## DATASET EXTRACT:
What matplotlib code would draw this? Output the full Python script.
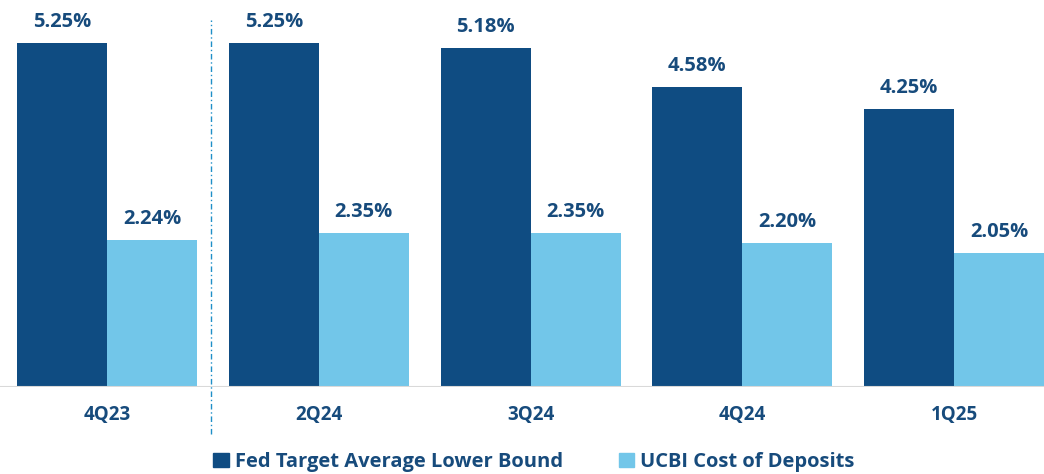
import matplotlib
matplotlib.use("Agg")
import matplotlib.pyplot as plt
from matplotlib.patches import Patch
import numpy as np

categories = ["4Q23", "2Q24", "3Q24", "4Q24", "1Q25"]
fed = [5.25, 5.25, 5.18, 4.58, 4.25]
ucbi = [2.24, 2.35, 2.35, 2.20, 2.05]
series_names = ["Fed Target Average Lower Bound", "UCBI Cost of Deposits"]

dark = "#0F4C82"
light = "#72C6E9"
txt = "#174B7C"

plt.rcParams['font.family'] = ['Open Sans', 'DejaVu Sans']

fig = plt.figure(figsize=(10.44, 4.74), dpi=100)
ax = fig.add_axes([0, 87/474, 1, 387/474])

x = np.arange(len(categories))
w = 0.425
b1 = ax.bar(x - w/2, fed, w, color=dark, zorder=2)
b2 = ax.bar(x + w/2, ucbi, w, color=light, zorder=2)

for rects, vals in ((b1, fed), (b2, ucbi)):
    for rect, v in zip(rects, vals):
        ax.annotate(f"{v:.2f}%", (rect.get_x() + rect.get_width()/2, v), xytext=(0, 8),
                    textcoords="offset points", ha="center", va="bottom",
                    fontsize=14.5, fontweight="bold", color=txt)

ax.set_xlim(-107/211.8, (1044-107)/211.8)
ax.set_ylim(0, 387/65.5)
for s in ax.spines.values():
    s.set_visible(False)
ax.axhline(0, color="#D9D9D9", lw=1.5, zorder=3)
ax.set_yticks([])
ax.set_xticks(x)
ax.set_xticklabels(categories, fontsize=13.5, fontweight="bold", color=txt)
ax.tick_params(axis="x", length=0, pad=13)

ax.axvline(0.5 - 2/211.8, ymin=-47/387, ymax=(387-20)/387, color="#1F8FC8",
           lw=1, ls=(0, (4, 2, 1, 2)), clip_on=False, zorder=1)

handles = [Patch(color=dark), Patch(color=light)]
fig.legend(handles, series_names, loc="center", bbox_to_anchor=(534/1044, 1 - 462/474),
           ncol=2, frameon=False, prop={"size": 14.5, "weight": "bold"},
           labelcolor=txt, handlelength=0.75, handleheight=0.75, handletextpad=0.3,
           columnspacing=2.8)

fig.savefig("out.png", dpi=100)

## WORK TO BE COMPLETED:
Print the data above verbatim from the first line through the line holding "import numpy as np", leaving every picture out.

## ANSWER TO THE PROBLEM:
What matplotlib code would draw this? Output the full Python script.
import matplotlib
matplotlib.use("Agg")
import matplotlib.pyplot as plt
from matplotlib.patches import Patch
import numpy as np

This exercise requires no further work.